S’agissant enfin du jeune parti A Tia Porinetia, ses 19,92% et 25 453 voix le propulsent au 2° tour (en lui conférant de facto le statut de 3ème formation politique du pays), tout juste une semaine après le congrès fondateur de ce nouveau parti. Belle performance a priori, mais résultat « à la Pyrrhus » néanmoins.

  • En effet, le mutisme médiatique du leader Teva Rohfritsch après la proclamation des résultats et durant toute la journée de lundi 23 donne à penser qu’il ne satisfait pas pleinement du score de sa liste. Avec 20 points et quelques 26.000 voix de retard  sur le Tahoeraa, ATP n’est pas en situation ni en mesure de jouer les arbitres du second tour, pas plus que « de l’empêcher de redevenir président » (sic), d’autant moins que Gaston Flosse a décidé de négocier avec personne.

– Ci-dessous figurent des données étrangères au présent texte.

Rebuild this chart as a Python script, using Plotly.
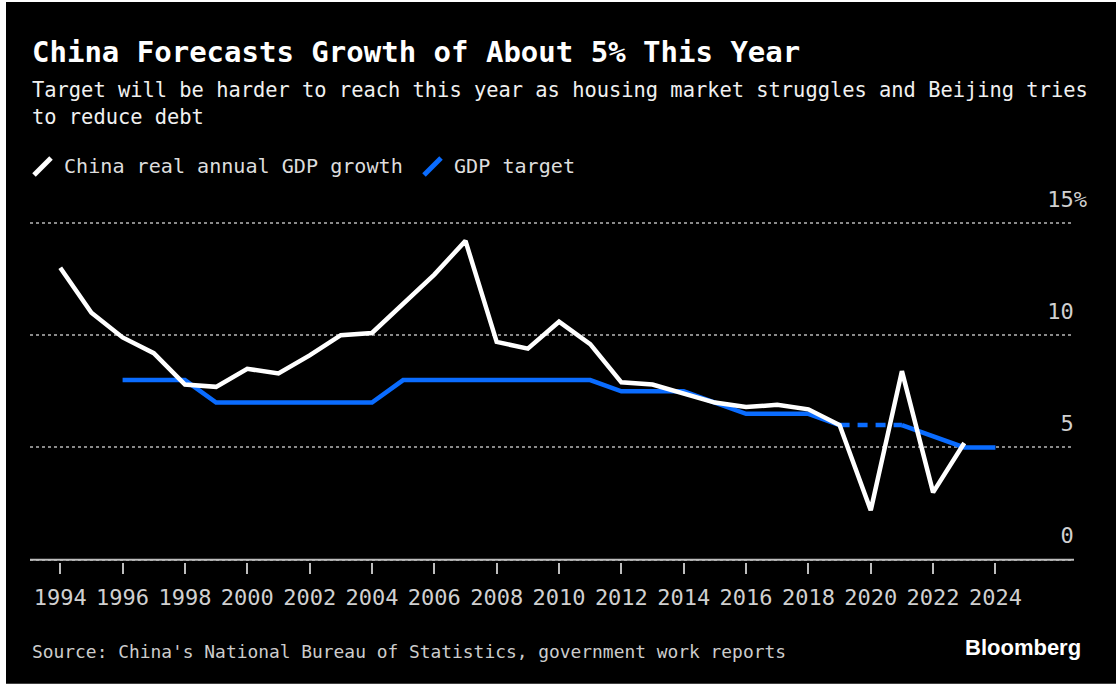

  • Une hypothétique alliance avec l’UPLD, dont la finalité première serait de faire barrage à tout prix au retour « du vieux », porterait en elle un fort risque personnel de décrédibilisation, avec des conséquences pénalisantes durables pour la suite de sa carrière politique, comme l’atteste cruellement les expériences de Nicole Bouteau et de Philip Schyle, considérés encore comme des « traîtres » par une partie de l’opinion publique locale. Quant à un éventuel rapprochement avec le Tous Polynésiens de Teiva Manutehi, ce ne serait qu’un épiphénomène sans grande portée politique.
  • Reste alors l’hypothèse d’y aller seul, la seule qui semble jouable (sauf à faire acte d’allégeance au Tahoeraa, ce qui produirait sans doute quelques remous parmi ses colistiers !). Mais pour quel résultat ? Assurément décrocher à la proportionnelle un certain nombre de sièges  dans la futur assemblée afin de pouvoir être (au moins) « les garants et les veilleurs pour que notre pays ne s’enfonce pas dans les gabegies anciennes qu’il a pu connaître ».
  •  Les réserves de voix d’ATP semblent assez faibles. Le 1er tour a en effet montré que l’argumentaire « tout sauf Gaston Flosse » est d’autant moins porteur pour 4 électeur sur 10, et plus si on prend en compte l’effet « dynamique de campagne ». N’oublions pas non plus que la liste d’ATP comprend un certain nombre de maires et d’élus municipaux, soucieux de leur réélection en 2014. Connaissant les bons scores du Tahoeraa sur leurs communes respectives, on voit mal ces élus communaux enclins à ferrailler avec les « oranges » entre les 2 tours des territoriales, d’autant que Gaston Flosse à la réputation d’avoir de la mémoire et la rancune tenace. ATP pourra néanmoins compter sur l’apport de voix  d’électeurs issus des listes éliminées du 1er tour (ainsi Emile Vernier a déjà appelé à voter pour Teva Rohfritsch), mais en tout de cause cela restera relativement marginal in fine.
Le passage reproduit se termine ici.